ECLI:NL:HR:2008:BC5343
Hoge Raad
- Cassatie
- L. Monné
- C.J.J. van Maanen
- A.H.T. Heisterkamp
- Rechtspraak.nl
Cassatie over afvalstoffenheffing en rioolrecht in relatie tot eigendom en perceeldefinitie
In deze zaak gaat het om de aanslagen in de afvalstoffenheffing en het rioolrecht die zijn opgelegd aan belanghebbende voor de jaren 2001, 2002 en 2003 door de gemeente Borne. De aanslagen, die op één aanslagbiljet zijn verenigd, zijn na bezwaar door de heffingsambtenaar gehandhaafd. Belanghebbende heeft hiertegen beroep aangetekend bij het Hof, dat het beroep gegrond verklaarde en de aanslagen vernietigde. Het College van burgemeester en wethouders van de gemeente Borne heeft vervolgens cassatie ingesteld tegen deze uitspraak van het Hof.
De Hoge Raad oordeelt dat de woning aan de a-straat 1 te Z in eigendom toebehoort aan de dochter van belanghebbende, terwijl belanghebbende en zijn echtgenote het exclusieve gebruik hebben van bepaalde ruimtes in de woning. De Hoge Raad stelt vast dat de indeling en inrichting van de ruimtes bepalend zijn voor de vraag of deze als afzonderlijk perceel kunnen worden aangemerkt voor de afvalstoffenheffing. De Hoge Raad komt tot de conclusie dat het gedeelte van belanghebbende, gezien de indeling en inrichting, bestemd is voor het voeren van een eigen particuliere huishouding, en dat de eerdere beslissing van het Hof in dit opzicht een onjuiste rechtsopvatting bevatte.

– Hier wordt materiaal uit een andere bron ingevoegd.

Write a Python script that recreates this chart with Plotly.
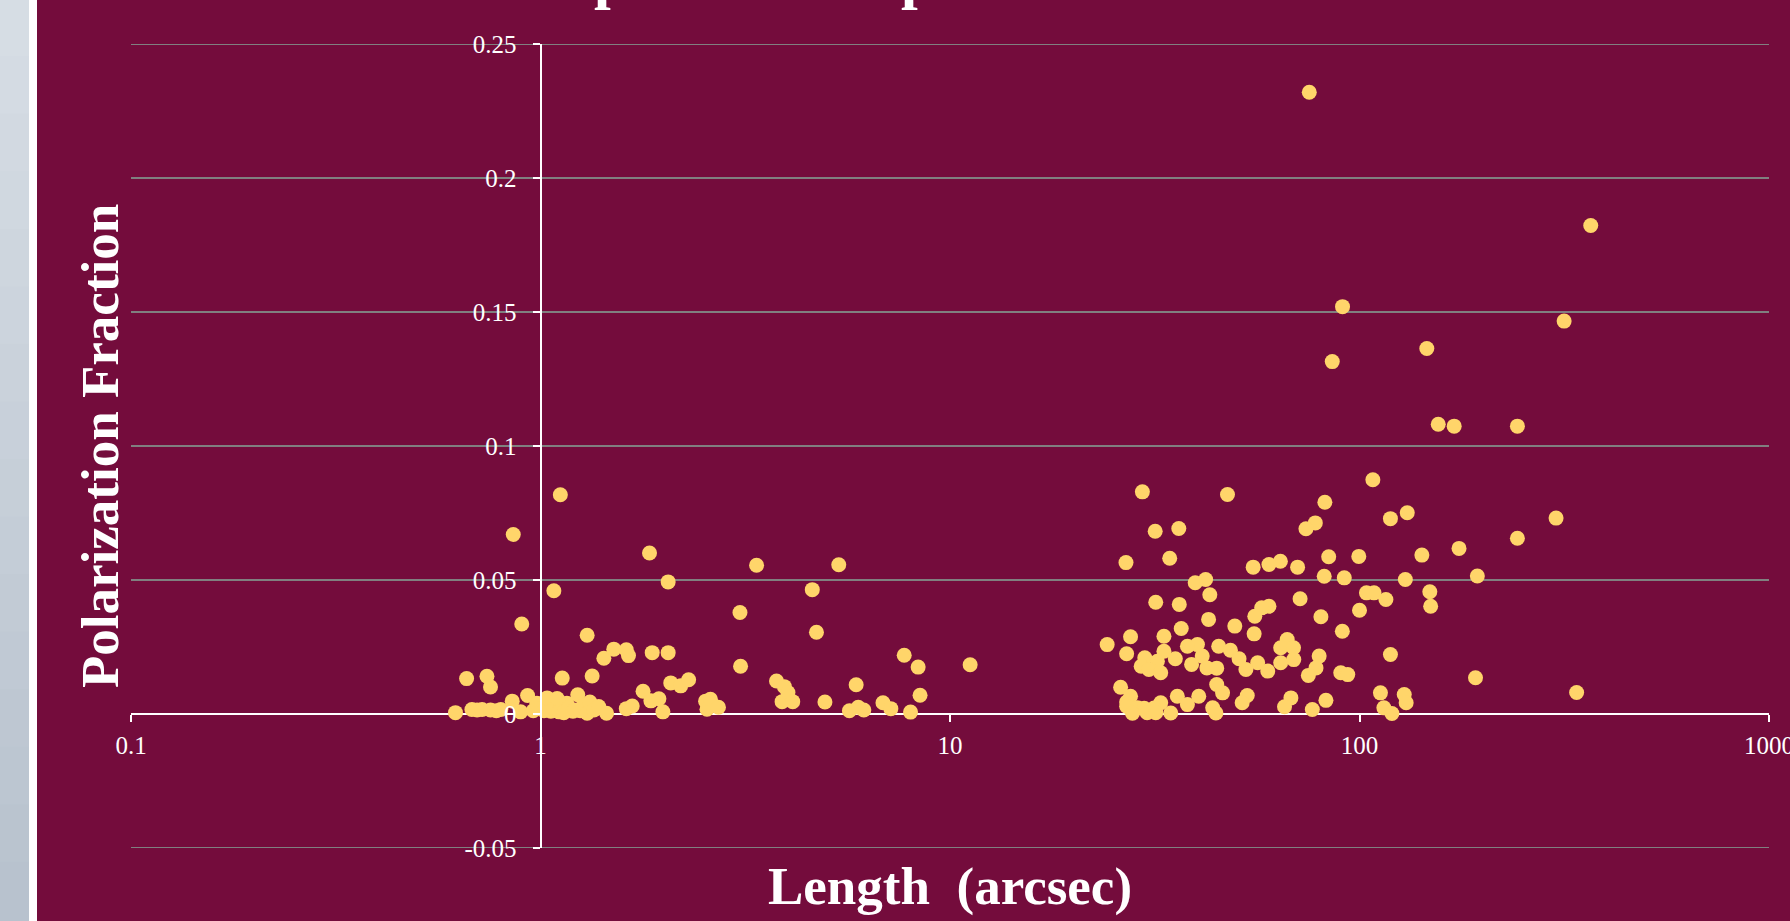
import plotly.graph_objects as go

# ---------------- data ----------------
short_length = [0.62, 0.66, 0.68, 0.70, 0.72, 0.74, 0.755, 0.755, 0.78, 0.80,
                0.853, 0.858, 0.894, 0.90, 0.93, 0.96, 0.98, 1.00, 1.02, 1.038,
                1.06, 1.078, 1.08, 1.098, 1.11, 1.118, 1.13, 1.14, 1.16, 1.17,
                1.20, 1.21, 1.233, 1.25, 1.27, 1.30, 1.30, 1.32, 1.337, 1.35,
                1.387, 1.428, 1.45, 1.51, 1.62, 1.62, 1.64, 1.675, 1.78, 1.846,
                1.86, 1.874, 1.946, 1.99, 2.05, 2.05, 2.08, 2.20, 2.30, 2.53,
                2.55, 2.60, 2.72, 3.07, 3.08, 3.37, 3.77, 3.89, 3.94, 4.02,
                4.13, 4.61, 4.72, 4.95, 5.35, 5.68, 5.90, 5.97, 6.16, 6.86,
                7.17, 7.73, 8.01, 8.36, 8.45, 11.2]
short_pol = [0.0005, 0.0132, 0.0017, 0.0015, 0.0017, 0.0141, 0.0101, 0.0015, 0.0012, 0.0017,
             0.0048, 0.0670, 0.0008, 0.0336, 0.0069, 0.0012, 0.0040, 0.0020, 0.0012, 0.0060,
             0.0010, 0.0460, 0.0020, 0.0058, 0.0008, 0.0818, 0.0134, 0.0005, 0.0040, 0.0022,
             0.0010, 0.0015, 0.0072, 0.0012, 0.0030, 0.0294, 0.0003, 0.0045, 0.0142, 0.0015,
             0.0028, 0.0208, 0.0003, 0.0242, 0.0240, 0.0020, 0.0218, 0.0030, 0.0085, 0.0601,
             0.0049, 0.0229, 0.0057, 0.0008, 0.0493, 0.0229, 0.0116, 0.0105, 0.0128, 0.0048,
             0.0018, 0.0055, 0.0025, 0.0379, 0.0178, 0.0555, 0.0123, 0.0046, 0.0102, 0.0080,
             0.0046, 0.0464, 0.0305, 0.0045, 0.0557, 0.0012, 0.0109, 0.0025, 0.0015, 0.0042,
             0.0020, 0.0219, 0.0007, 0.0175, 0.0070, 0.0184]

long_length = [75.4, 367, 90.9, 316, 146, 85.8, 155.7, 170.3, 243, 107.8,
               29.5, 47.6, 82.3, 130.8, 302, 119, 78, 74, 36.2, 31.7,
               243, 175, 142, 84.1, 99.6, 34.4, 26.9, 64.1, 60.1, 55,
               70.6, 194, 82, 91.8, 129.4, 42.1, 39.7, 104, 108.5, 148.5,
               43.1, 71.6, 116, 31.8, 36.3, 149.2, 60.1, 57.7, 100, 55.5,
               80.5, 42.8, 49.6, 36.7, 90.8, 55.3, 33.3, 27.6, 66.6, 24.2,
               40.2, 38.0, 45.3, 64.2, 69.0, 48.4, 33.3, 27.0, 119, 41.3,
               79.7, 29.9, 35.5, 50.8, 69.1, 32.1, 56.4, 64.2, 38.9, 29.3,
               42.4, 44.8, 78.3, 30.6, 52.8, 59.7, 32.7, 90, 93.6, 75.0,
               192, 44.8, 26.1, 46.3, 112.5, 339, 128.6, 27.6, 35.9, 40.5,
               53.2, 68.0, 82.8, 27.0, 32.7, 51.7, 130, 38.0, 27.0, 65.6,
               28.7, 43.8, 114.7, 29.8, 31.5, 76.7, 34.6, 44.6, 120, 27.9,
               30.3, 31.8]
long_pol = [0.232, 0.1823, 0.152, 0.1466, 0.1364, 0.1315, 0.1081, 0.1074, 0.1074, 0.0874,
            0.0829, 0.0819, 0.079, 0.0751, 0.0731, 0.0729, 0.0713, 0.0691, 0.0692, 0.0682,
            0.0656, 0.0618, 0.0593, 0.0587, 0.0588, 0.0581, 0.0565, 0.057, 0.0558, 0.0548,
            0.0548, 0.0515, 0.0514, 0.0508, 0.0502, 0.0502, 0.049, 0.0452, 0.0452, 0.0456,
            0.0445, 0.043, 0.0427, 0.0417, 0.0409, 0.0402, 0.0402, 0.0396, 0.0387, 0.0365,
            0.0363, 0.0353, 0.0328, 0.0319, 0.0309, 0.0299, 0.029, 0.0288, 0.0278, 0.0259,
            0.0259, 0.0253, 0.0253, 0.0247, 0.0247, 0.0238, 0.0234, 0.0225, 0.0222, 0.0216,
            0.0216, 0.021, 0.0206, 0.0206, 0.0203, 0.0197, 0.0191, 0.0191, 0.0185, 0.0178,
            0.0172, 0.0171, 0.0172, 0.0166, 0.0166, 0.016, 0.0154, 0.0154, 0.0147, 0.0144,
            0.0135, 0.011, 0.010, 0.0079, 0.0079, 0.008, 0.0073, 0.0066, 0.0066, 0.0066,
            0.0069, 0.006, 0.0051, 0.0045, 0.0042, 0.0042, 0.0042, 0.0035, 0.0029, 0.0027,
            0.0023, 0.0023, 0.0023, 0.0021, 0.0022, 0.0017, 0.0004, 0.0004, 0.0002, 0.0003,
            0.0005, 0.0005]

x_tick_vals = [0.1, 1, 10, 100, 1000]
x_tick_text = ["0.1", "1", "10", "100", "1000"]
y_tick_vals = [-0.05, 0, 0.05, 0.1, 0.15, 0.2, 0.25]
y_tick_text = ["-0.05", "0", "0.05", "0.1", "0.15", "0.2", "0.25"]
y_edge_grid = [-0.05, 0.25]

x_title = "Length  (arcsec)"
y_title = "Polarization Fraction"

# ---------------- styling ----------------
BG = "#740C3C"
DOT = "#FFD56A"
GRID = "#808080"
SERIF = "Liberation Serif, Times New Roman, serif"
W, H = 1790, 921
ML, MR, MT, MB = 131, 21, 44, 73
PW = W - ML - MR
PH = H - MT - MB

fig = go.Figure()
for xs, ys in [(short_length, short_pol), (long_length, long_pol)]:
    fig.add_trace(go.Scatter(
        x=xs, y=ys, mode="markers",
        marker=dict(color=DOT, size=15, line=dict(width=0)),
        showlegend=False, hoverinfo="x+y",
    ))

# gridlines at the range edges (plotly omits them)
for gv in y_edge_grid:
    fig.add_shape(type="line", xref="paper", yref="y", x0=0, x1=1, y0=gv, y1=gv,
                  line=dict(color=GRID, width=2), layer="below")

# left decorative strip (light gradient + white band)
top_c = (215, 222, 229)
bot_c = (183, 193, 205)
nb = 16
for i in range(nb):
    t = (i + 0.5) / nb
    c = tuple(int(round(top_c[k] + (bot_c[k] - top_c[k]) * t)) for k in range(3))
    y1 = 1 + MT / PH - i * (H / PH) / nb
    y0 = 1 + MT / PH - (i + 1) * (H / PH) / nb
    fig.add_shape(type="rect", xref="paper", yref="paper", xsizemode="pixel", xanchor=0,
                  x0=-ML, x1=-ML + 29, y0=y0 - 0.002, y1=y1 + 0.002,
                  fillcolor="rgb(%d,%d,%d)" % c, line=dict(width=0), layer="below")
fig.add_shape(type="rect", xref="paper", yref="paper", xsizemode="pixel", xanchor=0,
              x0=-ML + 29, x1=-ML + 37, y0=-1, y1=2,
              fillcolor="#FFFFFF", line=dict(width=0), layer="below")

# axis titles
fig.add_annotation(text=x_title, xref="paper", yref="paper", x=0.5,
                   y=-(886 - (MT + PH)) / PH, xanchor="center", yanchor="middle",
                   showarrow=False, font=dict(family=SERIF, size=53, color="white", weight="bold"))
fig.add_annotation(text=y_title, xref="paper", yref="paper", x=(100 - ML) / PW,
                   y=0.5, xanchor="center", yanchor="middle", textangle=-90,
                   showarrow=False, font=dict(family=SERIF, size=53, color="white", weight="bold"))

# fragments of the slide title cut off at the top edge
for px in (610, 917):
    fig.add_annotation(text="p", xref="paper", yref="paper", x=(px - ML) / PW,
                       y=1 + (MT - 11) / PH, xanchor="center", yanchor="bottom",
                       showarrow=False, borderpad=0,
                       font=dict(family=SERIF, size=60, color="white", weight="bold"))

fig.update_layout(
    width=W, height=H,
    margin=dict(l=ML, r=MR, t=MT, b=MB, pad=0),
    paper_bgcolor=BG, plot_bgcolor=BG,
    xaxis=dict(type="log", range=[-1, 3], domain=[0, 1], anchor="free", position=1 / 6,
               showgrid=False, showline=False, zeroline=False,
               ticks="outside", ticklen=7, tickwidth=2, tickcolor="white",
               tickvals=x_tick_vals, ticktext=x_tick_text, ticklabelstandoff=2,
               ticklabeloverflow="allow",
               tickfont=dict(family=SERIF, size=25, color="white"), automargin=False),
    yaxis=dict(range=[-0.05, 0.25], domain=[0, 1], anchor="free", position=0.25,
               showgrid=True, gridcolor=GRID, gridwidth=2,
               zeroline=True, zerolinecolor="white", zerolinewidth=2,
               showline=True, linecolor="white", linewidth=2,
               ticks="outside", ticklen=7, tickwidth=2, tickcolor="white",
               tickvals=y_tick_vals, ticktext=y_tick_text, ticklabelstandoff=11,
               ticklabeloverflow="allow",
               tickfont=dict(family=SERIF, size=25, color="white"), automargin=False),
)

fig.write_html("out.html", config={"displayModeBar": False},
               post_script="document.body.style.margin='0';document.body.style.overflow='hidden';")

Wat betreft het rioolrecht oordeelt de Hoge Raad dat het Hof niet heeft miskend dat het gedeelte van belanghebbende niet als afzonderlijk perceel kan worden aangemerkt, maar dat het ook niet als zelfstandig gedeelte van een eigendom kan worden beschouwd. De Hoge Raad verklaart het beroep in cassatie gegrond voor de aanslagen in de afvalstoffenheffing, vernietigt de uitspraak van het Hof in zoverre, en verklaart het beroep in cassatie ongegrond voor de aanslagen in het rioolrecht. De Hoge Raad acht geen termen aanwezig voor een veroordeling in de proceskosten.